De maneira geral, o filme surpreende pela quantidade baixa de humor, elemento normalmente usado para equilibrar o tom de produções sombrias como esta. Malévola se leva bastante a sério, mas o seu roteiro traz oscilações visíveis quanto ao tom: o início típico da fábula cede espaço para um segundo ato sem conflito algum, no qual a protagonista e o espectador apenas esperam Aurora crescer para a maldição se concretizar - até finalmente chegar o clímax, cheio de ação, com fogo voando pelos ares e lutas espetaculares.
Um exemplo externo ao filme pode ajudar a compreender melhor os seus valores. Recentemente, o diretor Colin Trevorrow defendeu a sua continuação de Jurassic Park, contra aqueles que o acusam de "estragar as histórias da nossa infância". Segundo ele, não podemos exigir do cinema contemporâneo que corresponda ao padrão de décadas atrás. Afinal, a infância dos adultos já passou, e agora é a vez de criar histórias para uma nova geração de crianças, acostumadas aos vídeos na Internet, os videogames, os celulares e os desenhos animados espetaculares.
Talvez Trevorrow tenha razão: se a Disney queria adaptar Malévola aos nossos tempos, que o fizesse com o vocabulário visual da juventude de hoje.

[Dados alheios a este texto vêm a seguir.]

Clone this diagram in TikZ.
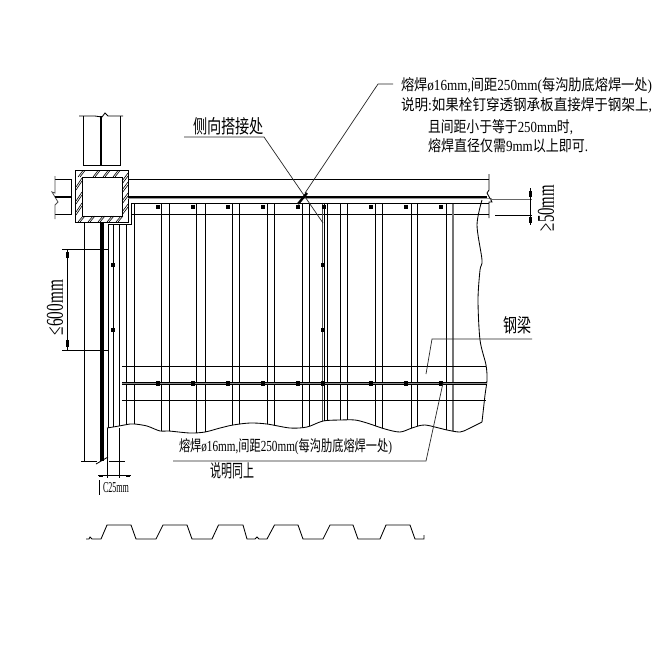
\documentclass[tikz,border=0pt]{standalone}
\usepackage{graphicx}
\usepackage{fontspec}
\setmainfont{Liberation Serif}
\newfontfamily\cjk{Noto Sans CJK SC}
\newcommand{\zh}[1]{{\cjk #1}}
\newcommand{\fittext}[3]{\resizebox{#1pt}{#2pt}{#3}}
\def\wavepts{(107,428)(119,426)(130,424)(135,424)(147,426)(160,431)(169,431)(190,433)(205,432)(220,428)(233,425)(250,423)(267,424)(290,428)(307,427)(323,421)(340,420)(355,420)(367,423)(385,429)(400,432)(412,428)(425,425)(447,430)(460,432)(468,429)(482,422)}
\tikzset{
  thinline/.style={line width=0.85pt,black},
  leader/.style={line width=0.7pt,black!85},
  hatch/.style={line width=0.6pt,black},
  weld/.style={fill=black,draw=none,minimum size=4.6pt,inner sep=0pt,rectangle},
  lbl/.style={inner sep=0pt,anchor=center,text=black},
}
\begin{document}
\begin{tikzpicture}[x=1pt,y=-1pt,line join=miter]
\useasboundingbox (0,0) rectangle (660,649);
\fill[white] (0,0) rectangle (660,649);
% upper column
\draw[thinline] (79,116)--(95,116)--(102,117)--(105,113)--(108,116)--(123,116);
\draw[thinline] (83.5,116)--(83.5,165)--(120,165)--(120,116);
\draw[line width=2.6pt] (101,116)--(101,165);
% hollow section with hatched wall
\foreach \p in {80,95,105,115}{
  \draw[hatch] (\p-2,177)--(\p+3,170.5);
  \draw[hatch] (\p,177)--(\p+5,170.5);}
\foreach \p in {80,90,100,109,118}{
  \draw[hatch] (\p-2,222)--(\p+3,216);
  \draw[hatch] (\p,222)--(\p+5,216);}
\foreach \p in {183,197,208}{
  \draw[hatch] (76,\p+4)--(82,\p-5);
  \draw[hatch] (76,\p+7)--(82,\p-2);}
\foreach \p in {177,186,197,208}{
  \draw[hatch] (122,\p+4)--(128,\p-4);
  \draw[hatch] (122,\p+7)--(128,\p-1);}
\draw[line width=1pt] (75.5,170.5) rectangle (128,222);
\draw[line width=1pt] (82,177) rectangle (122,216);
% left stub
\draw[thinline] (55,179)--(71,179)--(71,214)--(55,214);
\draw[thinline,black!70] (55,176)--(55,193)--(52,192)--(58,202)--(55,205)--(55,219);
\draw[line width=1.5pt] (55,197)--(71,197);
% main beam
\draw[thinline] (128,179)--(489,179);
\draw[line width=1.2pt,black!40] (128,198.7)--(492,198.7);
\draw[line width=2pt] (128,196.5)--(487,196.5);
\draw[thinline] (489,174)--(489,190)--(487,193)--(492,202)--(489,202)--(489,218);
\draw[thinline] (131,203.7)--(489,203.7);
\draw[thinline] (131,214.7)--(489,214.7);
\draw[thinline] (131,203.7)--(131,224)--(108,224);
% lower column
\draw[thinline] (84,222)--(84,461);
\draw[line width=3.2pt] (102,222)--(102,461);
% deck sheet lines, cut at the wavy edge
\begin{scope}
\clip plot[smooth] coordinates {\wavepts} -- (500,150) -- (100,150) -- cycle;
\foreach \x in {108,113,119,126}{\draw[thinline] (\x,224)--(\x,440);}
\foreach \x in {134.5,161,169,196.5,205,232,239,267,274.5,302,309,327,340,347,375,382,411,417,446}{
  \draw[thinline] (\x,204)--(\x,440);}
\draw[line width=0.9pt,black!70] (322,204)--(322,440);
\draw[line width=0.8pt,black] (324,204)--(324,440);
\draw[line width=1.1pt,black!55] (453,204)--(453,440);
\end{scope}
% wavy and right break edges
\draw[thinline] plot[smooth] coordinates {\wavepts};
\draw[thinline] plot[smooth] coordinates {(482,422)(485,395)(487,380)(486,365)(480,340)(478,300)(480,270)(482,260)(477,225)(482,200)};
% secondary beam
\draw[thinline] (122,366.5)--(486,366.5);
\draw[line width=3pt,black] (122,383.5)--(487,383.5);
\draw[line width=1.2pt,black!45] (122,383.5)--(487,383.5);
\draw[thinline] (122,400.5)--(486,400.5);
% welds
\foreach \x in {158,193,228,263,298,324,371,406,441}{\node[weld] at (\x,207){};}
\foreach \x in {158,193,228,263,298,323,371,406,441}{\node[weld] at (\x,383.5){};}
\node[weld] at (323,330){};
\node[weld] at (323,265){};
\node[weld] at (113,265){};
\node[weld] at (113,330){};
% dim 600
\draw[thinline] (62,249.5)--(108,249.5);
\draw[thinline] (62,350)--(108,350);
\draw[thinline] (67,249.5)--(67,350);
\fill (65.8,252) rectangle (68.7,258);
\fill (65.8,340) rectangle (68.7,347);
\node[lbl,rotate=90] (dimA) at (55,307.5) {\fittext{55}{16}{≤600mm}};
% dim 50
\draw[thinline] (495,215)--(532,215);
\draw[line width=0.7pt,black!60] (490,199)--(532,199);
\draw[thinline] (530,188)--(530,225);
\fill (528.8,191) rectangle (531.7,197);
\fill (528.8,217) rectangle (531.7,223);
\node[lbl,rotate=90] (dimB) at (546,208) {\fittext{46}{16}{≥50mm}};
% dim C25
\draw[thinline] (81,461)--(97,461);
\draw[thinline] (109,461)--(125,461);
\draw[thinline] (96,464)--(108,457);
\draw[thinline] (107.5,428)--(107.5,478);
\draw[thinline] (119,428)--(119,478);
\draw[thinline] (98,475.5)--(131,475.5);
\fill (99,474.5) rectangle (103,476.5);
\fill (126,474.5) rectangle (130,476.5);
\draw[thinline] (99,480)--(99,495);
\node[lbl] (cdim) at (116,488) {\fittext{26}{10}{C25mm}};
% labels
\node[lbl] (side) at (228.5,126) {\fittext{71}{16}{\zh{侧向搭接处}}};
\coordinate (sideL) at (184,137);
\coordinate (sideM) at (264,137);
\coordinate (sideE) at (323,223);
\draw[leader] (sideL)--(sideM)--(sideE);
\node[lbl] (note1) at (526.5,86) {\fittext{251}{13}{\zh{熔焊}ø16mm,\zh{间距}250mm(\zh{每沟肋底熔焊一处})}};
\node[lbl] (note2) at (526.5,105.5) {\fittext{251}{13}{\zh{说明}:\zh{如果栓钉穿透钢承板直接焊于钢架上},}};
\node[lbl] (note3) at (500.5,127) {\fittext{145}{13}{\zh{且间距小于等于}250mm\zh{时},}};
\node[lbl] (note4) at (508,146) {\fittext{160}{13}{\zh{熔焊直径仅需}9mm\zh{以上即可}.}};
\coordinate (noteE) at (393,84);
\coordinate (noteM) at (378,84);
\coordinate (noteW) at (305,193);
\draw[leader] (noteE)--(noteM)--(noteW);
\draw[line width=2.4pt] (298,204)--(307,193);
\node[lbl] (beam) at (517,325) {\fittext{28}{16}{\zh{钢梁}}};
\coordinate (beamE) at (532,339);
\coordinate (beamM) at (432,339);
\coordinate (beamW) at (426,374);
\draw[leader] (beamE)--(beamM)--(beamW);
\node[lbl] (note5) at (285.5,447) {\fittext{213}{13}{\zh{熔焊}ø16mm,\zh{间距}250mm(\zh{每沟肋底熔焊一处})}};
\coordinate (lowA) at (173,461);
\coordinate (lowB) at (426,461);
\coordinate (lowC) at (443,383);
\draw[leader] (lowA)--(lowB)--(lowC);
\node[lbl] (note6) at (232,471) {\fittext{44}{15}{\zh{说明同上}}};
% deck profile
\draw[thinline] (86,539)--(89,539)--(90,537)--(92,539)--(101,539)
  --(107,525)--(131,525)--(136,539)--(156,539)
  --(163,525)--(187,525)--(192,539)--(212,539)
  --(218.5,525)--(243,525)--(247,539)--(255,539)--(257,537)--(259,539)--(267,539)
  --(274.5,525)--(298,525)--(303,539)--(323,539)
  --(330,525)--(353,525)--(358,539)--(380,539)
  --(386,525)--(410,525)--(415,539)--(424,539)--(424,535);
\end{tikzpicture}
\end{document}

E esta é uma juventude fascinantemente contraditória: ela já viu de tudo, mas quer ver sempre mais, e exige ao mesmo tempo o máximo de fantasia e a máxima aparência de realidade, com explosões verossímeis, dragões de pele detalhista, batalhas com sons nítidos de corridas, gritos, espadas. Neste sentido, Malévola se adapta muito bem ao novo imaginário tecnológico do cinema.